AUO Corporation ("AUO" or the "Company") (TAIEX: 2409; NYSE: AUO) today held its investor conference and announced its unaudited consolidated financial results for the first quarter of 2015(1).

 

Consolidated revenues in the first quarter of 2015 were NT$95.30 billion, down 9.6% from the previous quarter. Gross profit was NT$14.35 billion, with a gross margin of 15.1%. Operating profit was NT$8.95 billion, with an operating margin of 9.4%. AUO's net profit for the first quarter of 2015 was NT$5.27 billion.
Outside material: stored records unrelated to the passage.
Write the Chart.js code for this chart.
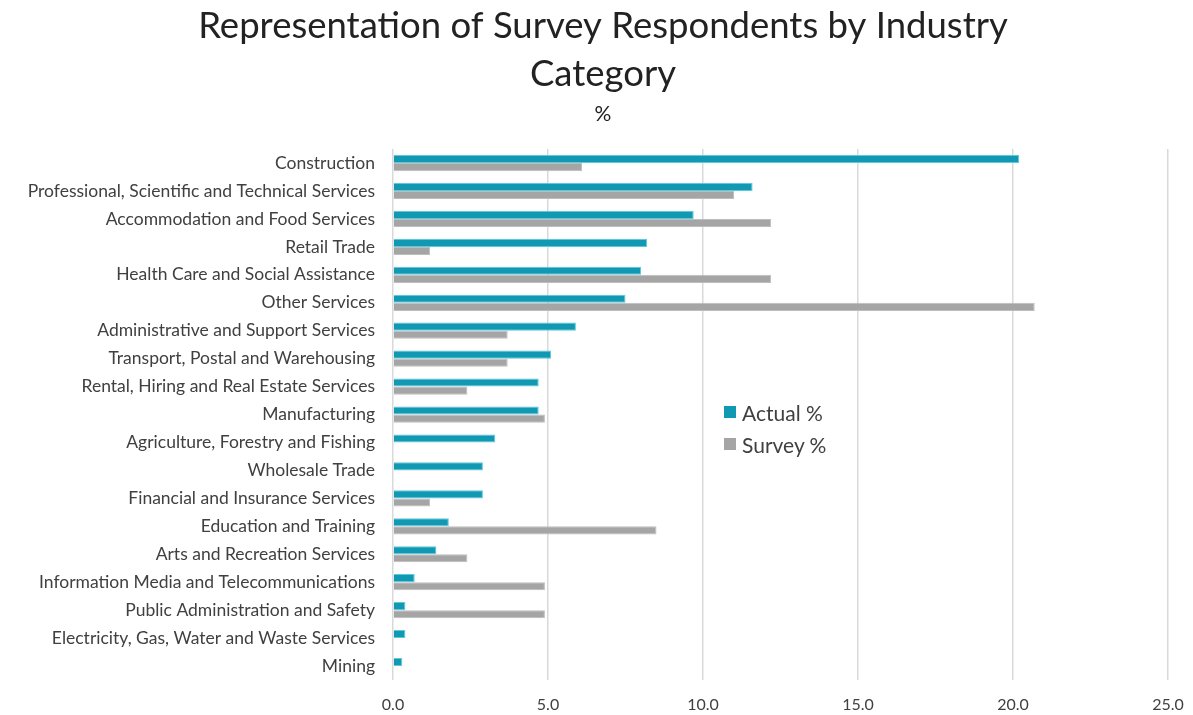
<!DOCTYPE html>
<html>
<head>
<meta charset="utf-8">
<script src="https://cdn.jsdelivr.net/npm/chart.js@4/dist/chart.umd.min.js"></script>
<style>
  body { margin: 0; background: #fff; }
  #wrap { position: relative; width: 1193px; height: 715px; }
  #legend { position: absolute; left: 724px; top: 396px; font-family: Lato, "Open Sans", sans-serif; font-size: 21px; color: #404040; }
  #legend div { display: flex; align-items: center; height: 32px; }
  #legend span.box { display: inline-block; width: 12px; height: 12px; margin-right: 6px; }
</style>
</head>
<body>
<div id="wrap">
  <canvas id="bar-chart" width="1193" height="715"></canvas>
  <div id="legend"></div>
</div>
<script>
const industries = [
	"Construction",
	"Professional, Scientific and Technical Services",
	"Accommodation and Food Services",
	"Retail Trade",
	"Health Care and Social Assistance",
	"Other Services",
	"Administrative and Support Services",
	"Transport, Postal and Warehousing",
	"Rental, Hiring and Real Estate Services",
	"Manufacturing",
	"Agriculture, Forestry and Fishing",
	"Wholesale Trade",
	"Financial and Insurance Services",
	"Education and Training",
	"Arts and Recreation Services",
	"Information Media and Telecommunications",
	"Public Administration and Safety",
	"Electricity, Gas, Water and Waste Services",
	"Mining"
];
const actualPct = [20.2, 11.6, 9.7, 8.2, 8.0, 7.5, 5.9, 5.1, 4.7, 4.7, 3.3, 2.9, 2.9, 1.8, 1.4, 0.7, 0.4, 0.4, 0.3];
const surveyPct = [6.1, 11.0, 12.2, 1.2, 12.2, 20.7, 3.7, 3.7, 2.4, 4.9, 0, 0, 1.2, 8.5, 2.4, 4.9, 4.9, 0, 0];
const xTicks = [0, 5, 10, 15, 20, 25];

const fontFamily = 'Lato, "Open Sans", sans-serif';

const ctx = document.getElementById("bar-chart");
const myChart = new Chart(ctx, {
	type: 'bar',
	data: {
		labels: industries,
		datasets: [{
			label: 'Actual %',
			data: actualPct,
			backgroundColor: '#1198B2',
			borderColor: '#5CC9DC',
			borderWidth: 1,
		}, {
			label: 'Survey %',
			data: surveyPct,
			backgroundColor: '#A5A5A5',
			borderColor: '#BDBDBD',
			borderWidth: 1,
		}]
	},
	options: {
		indexAxis: 'y',
		responsive: false,
		animation: false,
		layout: { padding: { top: 3, right: 0, bottom: 0, left: 13 } },
		datasets: { bar: { categoryPercentage: 0.58, barPercentage: 1.0 } },
		plugins: {
			legend: { display: false },
			tooltip: { enabled: false },
			title: {
				display: true,
				text: ['Representation of Survey Respondents by Industry', 'Category'],
				color: '#222',
				font: { family: fontFamily, size: 36.5, weight: 'normal', lineHeight: 1.3 },
				padding: { top: 0, bottom: 4 },
			},
			subtitle: {
				display: true,
				text: '%',
				color: '#222',
				font: { family: fontFamily, size: 21, weight: 'normal' },
				padding: { top: 0, bottom: 22 },
			}
		},
		scales: {
			x: {
				min: 0,
				max: 25,
				afterBuildTicks: (scale) => { scale.ticks = xTicks.map(v => ({ value: v })); },
				afterFit: (scale) => {
					scale.height = 35;
					scale.paddingLeft = 0;
					scale.paddingRight = 0;
				},
				ticks: {
					color: '#404040',
					font: { family: fontFamily, size: 16 },
					padding: 15,
					maxRotation: 0,
					callback: (v) => Number(v).toFixed(1),
				},
				grid: { color: '#D9D9D9', lineWidth: 1.5, drawTicks: false },
				border: { display: false },
			},
			y: {
				afterFit: (scale) => { scale.width = 380; },
				ticks: {
					color: '#404040',
					font: { family: fontFamily, size: 17.5 },
					padding: 18,
					autoSkip: false,
				},
				grid: { display: false, drawTicks: false },
				border: { display: false },
			},
			yRight: {
				position: 'right',
				afterFit: (scale) => { scale.width = 25; },
				ticks: { display: false },
				grid: { display: false, drawTicks: false },
				border: { display: false },
			}
		}
	}
});

const legendEl = document.getElementById('legend');
myChart.data.datasets.forEach(ds => {
	const row = document.createElement('div');
	row.innerHTML = '<span class="box" style="background:' + ds.backgroundColor + '"></span>' + ds.label;
	legendEl.appendChild(row);
});
</script>
</body>
</html>
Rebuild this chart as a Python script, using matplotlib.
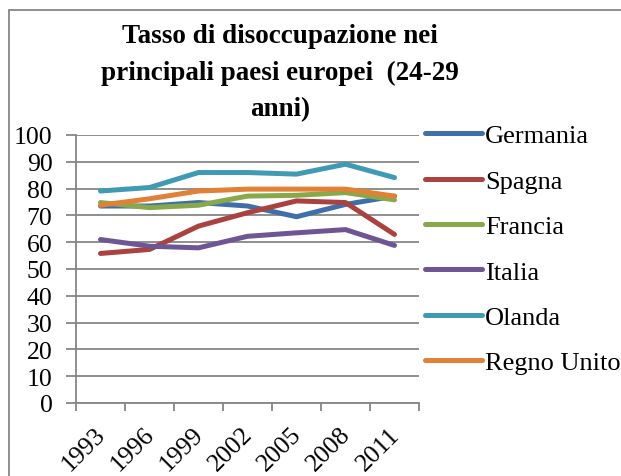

Net profit attributable to owners of Company was NT$5.16 billion, with a basic EPS of NT$0.54(2).

 

In the first quarter of 2015, large-sized panel(3) shipments totaled 26.80 million units, down by 8.9% quarter-over-quarter. Shipments of small-and-medium-sized panels in the same quarter were around 42.65 million units, roughly flat compared with the fourth quarter of 2014.

 

AUO's unaudited consolidated results for the first quarter of 2015 were highlighted as below:

 

  • Revenues of NT$95.30 billion
  • Operating profit of NT$8.95 billion
  • Net profit of NT$5.27 billion
  • Basic EPS of NT$0.54(2)
  • Gross margin was 15.1%
  • Operating margin was 9.4%
  • EBITDA(4) margin was 23.4%

 

Looking back to the first quarter, affected by the seasonal factors and its annual maintenance during slow season, AUO's revenue declined by 9.6% quarter-over-quarter. However, thanks to the significant enhancement of its cost and expense structures, along with the positive effects brought by the currency fluctuations, the Company's operating profit was better than expected and reached NT$8.95 billion, growing by nearly 13 times year-over-year. It is also worthwhile to mention that AUO's operating and EBITDA margins in the first quarter rose to 9.4% and 23.4%, respectively, both reaching the highest ratios over the past 19 quarters. These operating results in the first quarter were on par with the Company's peak season performance in the second half of 2014. In addition, the Company's financial structure also continued to improve, and its net debt to equity ratio was further lowered to 25.9%, a new low in recent years.

 

Over the past few years, AUO has fully executed the strategy of "Focus, Simplification and Value Added" on its technologies, products and internal management. The Company's significant improvements in cost optimization and operating efficiency in the first quarter have demonstrated its accumulated, long-term efforts. Looking forward to the second quarter and the future, facing the macroeconomic uncertainties, AUO will continue to strengthen its product mix as well as technological competitiveness, and also improve its cost control and management, aiming to increase its capability to withstand economic fluctuations and ultimately enhance its long-term profitability and stability.

 

 

(1) All financial information was unaudited and was prepared by the Company in accordance with Taiwan IFRS.
(2) Basic EPS in the first quarter of 2015 was calculated based on the weighted average outstanding shares of the reporting quarter (9,624 million shares).
(3) Large size refers to panels that are 10 inches and above in diagonal measurement.
(4)EBITDA = Operating Profit + D&A, that is, operating profit before depreciation and amortization.